The problem:
Please output every line of the material as it stands, without the pictures.

Dataset extract:
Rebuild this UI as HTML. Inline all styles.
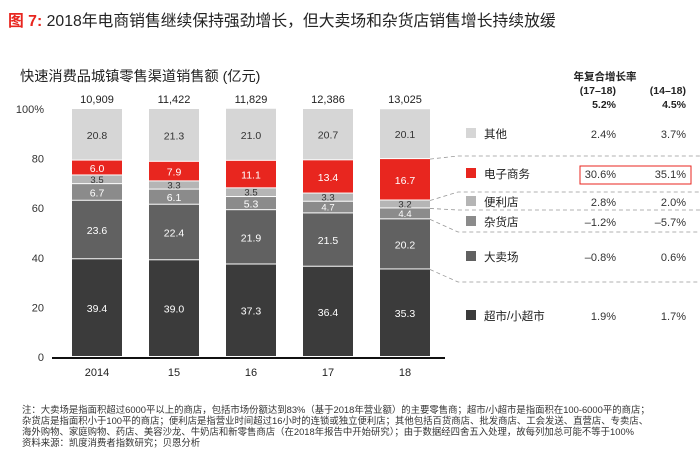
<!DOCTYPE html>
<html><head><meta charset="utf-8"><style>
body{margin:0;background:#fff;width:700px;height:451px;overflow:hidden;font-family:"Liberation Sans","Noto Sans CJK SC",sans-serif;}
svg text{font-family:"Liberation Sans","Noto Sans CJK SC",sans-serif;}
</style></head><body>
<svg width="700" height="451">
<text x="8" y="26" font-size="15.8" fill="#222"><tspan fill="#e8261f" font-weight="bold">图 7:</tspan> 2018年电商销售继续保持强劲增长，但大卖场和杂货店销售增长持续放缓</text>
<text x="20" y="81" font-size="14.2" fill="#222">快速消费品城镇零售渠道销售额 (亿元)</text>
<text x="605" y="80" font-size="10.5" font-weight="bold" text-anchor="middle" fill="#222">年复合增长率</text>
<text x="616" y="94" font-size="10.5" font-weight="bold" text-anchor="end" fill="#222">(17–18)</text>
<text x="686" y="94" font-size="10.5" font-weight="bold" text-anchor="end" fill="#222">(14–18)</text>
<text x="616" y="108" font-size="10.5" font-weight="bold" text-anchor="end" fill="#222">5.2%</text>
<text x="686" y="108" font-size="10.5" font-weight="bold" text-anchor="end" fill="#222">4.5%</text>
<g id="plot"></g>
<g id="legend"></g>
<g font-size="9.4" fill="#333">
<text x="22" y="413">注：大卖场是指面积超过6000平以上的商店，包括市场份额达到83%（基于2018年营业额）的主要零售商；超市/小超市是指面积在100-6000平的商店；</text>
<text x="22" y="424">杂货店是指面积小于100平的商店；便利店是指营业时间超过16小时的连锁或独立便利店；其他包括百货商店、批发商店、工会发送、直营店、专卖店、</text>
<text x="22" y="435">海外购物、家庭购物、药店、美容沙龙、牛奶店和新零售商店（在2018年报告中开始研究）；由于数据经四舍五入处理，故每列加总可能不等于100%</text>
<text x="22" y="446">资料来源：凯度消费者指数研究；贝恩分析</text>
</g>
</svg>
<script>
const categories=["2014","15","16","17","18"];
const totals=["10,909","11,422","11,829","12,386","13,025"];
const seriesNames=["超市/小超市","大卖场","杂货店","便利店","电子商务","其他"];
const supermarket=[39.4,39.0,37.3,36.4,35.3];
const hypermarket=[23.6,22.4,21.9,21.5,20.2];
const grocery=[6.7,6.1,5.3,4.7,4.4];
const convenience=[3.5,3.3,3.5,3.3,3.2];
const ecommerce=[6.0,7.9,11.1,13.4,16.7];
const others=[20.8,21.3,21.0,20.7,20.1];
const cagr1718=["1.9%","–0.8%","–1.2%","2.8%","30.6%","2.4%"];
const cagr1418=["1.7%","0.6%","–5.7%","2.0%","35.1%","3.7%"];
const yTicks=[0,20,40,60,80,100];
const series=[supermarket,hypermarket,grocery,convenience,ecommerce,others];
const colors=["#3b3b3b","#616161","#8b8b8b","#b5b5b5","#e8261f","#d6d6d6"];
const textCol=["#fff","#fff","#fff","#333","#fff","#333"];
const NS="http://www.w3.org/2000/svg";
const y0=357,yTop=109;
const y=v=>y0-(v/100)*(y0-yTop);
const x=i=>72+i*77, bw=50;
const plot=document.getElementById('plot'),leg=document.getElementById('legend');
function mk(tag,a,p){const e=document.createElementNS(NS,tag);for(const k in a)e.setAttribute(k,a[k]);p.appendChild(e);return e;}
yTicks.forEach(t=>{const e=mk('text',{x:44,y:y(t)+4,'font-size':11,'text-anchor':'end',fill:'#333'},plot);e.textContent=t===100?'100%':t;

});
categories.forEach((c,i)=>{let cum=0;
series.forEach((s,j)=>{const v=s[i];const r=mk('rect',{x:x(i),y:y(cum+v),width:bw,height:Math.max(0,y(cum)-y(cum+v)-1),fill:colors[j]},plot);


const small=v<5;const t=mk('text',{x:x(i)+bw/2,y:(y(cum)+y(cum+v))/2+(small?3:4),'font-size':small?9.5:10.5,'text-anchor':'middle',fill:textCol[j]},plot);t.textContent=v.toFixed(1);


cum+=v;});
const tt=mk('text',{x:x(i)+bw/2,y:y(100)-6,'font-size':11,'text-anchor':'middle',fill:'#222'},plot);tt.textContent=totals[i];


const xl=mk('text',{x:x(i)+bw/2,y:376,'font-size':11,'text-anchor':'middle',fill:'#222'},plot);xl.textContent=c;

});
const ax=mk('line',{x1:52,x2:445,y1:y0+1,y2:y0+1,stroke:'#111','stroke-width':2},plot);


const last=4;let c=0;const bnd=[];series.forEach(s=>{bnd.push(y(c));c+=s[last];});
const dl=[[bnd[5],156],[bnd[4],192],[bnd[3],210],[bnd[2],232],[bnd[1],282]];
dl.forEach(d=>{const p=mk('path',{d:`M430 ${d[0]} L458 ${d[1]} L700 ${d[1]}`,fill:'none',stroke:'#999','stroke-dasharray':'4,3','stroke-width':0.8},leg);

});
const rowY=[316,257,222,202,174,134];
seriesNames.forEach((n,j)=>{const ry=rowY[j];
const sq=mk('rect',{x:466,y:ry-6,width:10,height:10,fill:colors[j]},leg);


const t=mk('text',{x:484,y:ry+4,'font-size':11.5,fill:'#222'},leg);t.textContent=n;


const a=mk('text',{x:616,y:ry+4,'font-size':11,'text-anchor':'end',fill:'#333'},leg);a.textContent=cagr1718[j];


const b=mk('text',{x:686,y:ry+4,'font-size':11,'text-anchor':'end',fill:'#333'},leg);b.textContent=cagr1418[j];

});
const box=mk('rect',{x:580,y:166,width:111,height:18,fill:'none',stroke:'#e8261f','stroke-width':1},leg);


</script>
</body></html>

Response to the task:
Rebuild this UI as HTML. Inline all styles.
<!DOCTYPE html>
<html><head><meta charset="utf-8"><style>
body{margin:0;background:#fff;width:700px;height:451px;overflow:hidden;font-family:"Liberation Sans","Noto Sans CJK SC",sans-serif;}
svg text{font-family:"Liberation Sans","Noto Sans CJK SC",sans-serif;}
</style></head><body>
<svg width="700" height="451">
<text x="8" y="26" font-size="15.8" fill="#222"><tspan fill="#e8261f" font-weight="bold">图 7:</tspan> 2018年电商销售继续保持强劲增长，但大卖场和杂货店销售增长持续放缓</text>
<text x="20" y="81" font-size="14.2" fill="#222">快速消费品城镇零售渠道销售额 (亿元)</text>
<text x="605" y="80" font-size="10.5" font-weight="bold" text-anchor="middle" fill="#222">年复合增长率</text>
<text x="616" y="94" font-size="10.5" font-weight="bold" text-anchor="end" fill="#222">(17–18)</text>
<text x="686" y="94" font-size="10.5" font-weight="bold" text-anchor="end" fill="#222">(14–18)</text>
<text x="616" y="108" font-size="10.5" font-weight="bold" text-anchor="end" fill="#222">5.2%</text>
<text x="686" y="108" font-size="10.5" font-weight="bold" text-anchor="end" fill="#222">4.5%</text>
<g id="plot"></g>
<g id="legend"></g>
<g font-size="9.4" fill="#333">
<text x="22" y="413">注：大卖场是指面积超过6000平以上的商店，包括市场份额达到83%（基于2018年营业额）的主要零售商；超市/小超市是指面积在100-6000平的商店；</text>
<text x="22" y="424">杂货店是指面积小于100平的商店；便利店是指营业时间超过16小时的连锁或独立便利店；其他包括百货商店、批发商店、工会发送、直营店、专卖店、</text>
<text x="22" y="435">海外购物、家庭购物、药店、美容沙龙、牛奶店和新零售商店（在2018年报告中开始研究）；由于数据经四舍五入处理，故每列加总可能不等于100%</text>
<text x="22" y="446">资料来源：凯度消费者指数研究；贝恩分析</text>
</g>
</svg>
<script>
const categories=["2014","15","16","17","18"];
const totals=["10,909","11,422","11,829","12,386","13,025"];
const seriesNames=["超市/小超市","大卖场","杂货店","便利店","电子商务","其他"];
const supermarket=[39.4,39.0,37.3,36.4,35.3];
const hypermarket=[23.6,22.4,21.9,21.5,20.2];
const grocery=[6.7,6.1,5.3,4.7,4.4];
const convenience=[3.5,3.3,3.5,3.3,3.2];
const ecommerce=[6.0,7.9,11.1,13.4,16.7];
const others=[20.8,21.3,21.0,20.7,20.1];
const cagr1718=["1.9%","–0.8%","–1.2%","2.8%","30.6%","2.4%"];
const cagr1418=["1.7%","0.6%","–5.7%","2.0%","35.1%","3.7%"];
const yTicks=[0,20,40,60,80,100];
const series=[supermarket,hypermarket,grocery,convenience,ecommerce,others];
const colors=["#3b3b3b","#616161","#8b8b8b","#b5b5b5","#e8261f","#d6d6d6"];
const textCol=["#fff","#fff","#fff","#333","#fff","#333"];
const NS="http://www.w3.org/2000/svg";
const y0=357,yTop=109;
const y=v=>y0-(v/100)*(y0-yTop);
const x=i=>72+i*77, bw=50;
const plot=document.getElementById('plot'),leg=document.getElementById('legend');
function mk(tag,a,p){const e=document.createElementNS(NS,tag);for(const k in a)e.setAttribute(k,a[k]);p.appendChild(e);return e;}
yTicks.forEach(t=>{const e=mk('text',{x:44,y:y(t)+4,'font-size':11,'text-anchor':'end',fill:'#333'},plot);e.textContent=t===100?'100%':t;

});
categories.forEach((c,i)=>{let cum=0;
series.forEach((s,j)=>{const v=s[i];const r=mk('rect',{x:x(i),y:y(cum+v),width:bw,height:Math.max(0,y(cum)-y(cum+v)-1),fill:colors[j]},plot);


const small=v<5;const t=mk('text',{x:x(i)+bw/2,y:(y(cum)+y(cum+v))/2+(small?3:4),'font-size':small?9.5:10.5,'text-anchor':'middle',fill:textCol[j]},plot);t.textContent=v.toFixed(1);


cum+=v;});
const tt=mk('text',{x:x(i)+bw/2,y:y(100)-6,'font-size':11,'text-anchor':'middle',fill:'#222'},plot);tt.textContent=totals[i];


const xl=mk('text',{x:x(i)+bw/2,y:376,'font-size':11,'text-anchor':'middle',fill:'#222'},plot);xl.textContent=c;

});
const ax=mk('line',{x1:52,x2:445,y1:y0+1,y2:y0+1,stroke:'#111','stroke-width':2},plot);


const last=4;let c=0;const bnd=[];series.forEach(s=>{bnd.push(y(c));c+=s[last];});
const dl=[[bnd[5],156],[bnd[4],192],[bnd[3],210],[bnd[2],232],[bnd[1],282]];
dl.forEach(d=>{const p=mk('path',{d:`M430 ${d[0]} L458 ${d[1]} L700 ${d[1]}`,fill:'none',stroke:'#999','stroke-dasharray':'4,3','stroke-width':0.8},leg);

});
const rowY=[316,257,222,202,174,134];
seriesNames.forEach((n,j)=>{const ry=rowY[j];
const sq=mk('rect',{x:466,y:ry-6,width:10,height:10,fill:colors[j]},leg);


const t=mk('text',{x:484,y:ry+4,'font-size':11.5,fill:'#222'},leg);t.textContent=n;


const a=mk('text',{x:616,y:ry+4,'font-size':11,'text-anchor':'end',fill:'#333'},leg);a.textContent=cagr1718[j];


const b=mk('text',{x:686,y:ry+4,'font-size':11,'text-anchor':'end',fill:'#333'},leg);b.textContent=cagr1418[j];

});
const box=mk('rect',{x:580,y:166,width:111,height:18,fill:'none',stroke:'#e8261f','stroke-width':1},leg);


</script>
</body></html>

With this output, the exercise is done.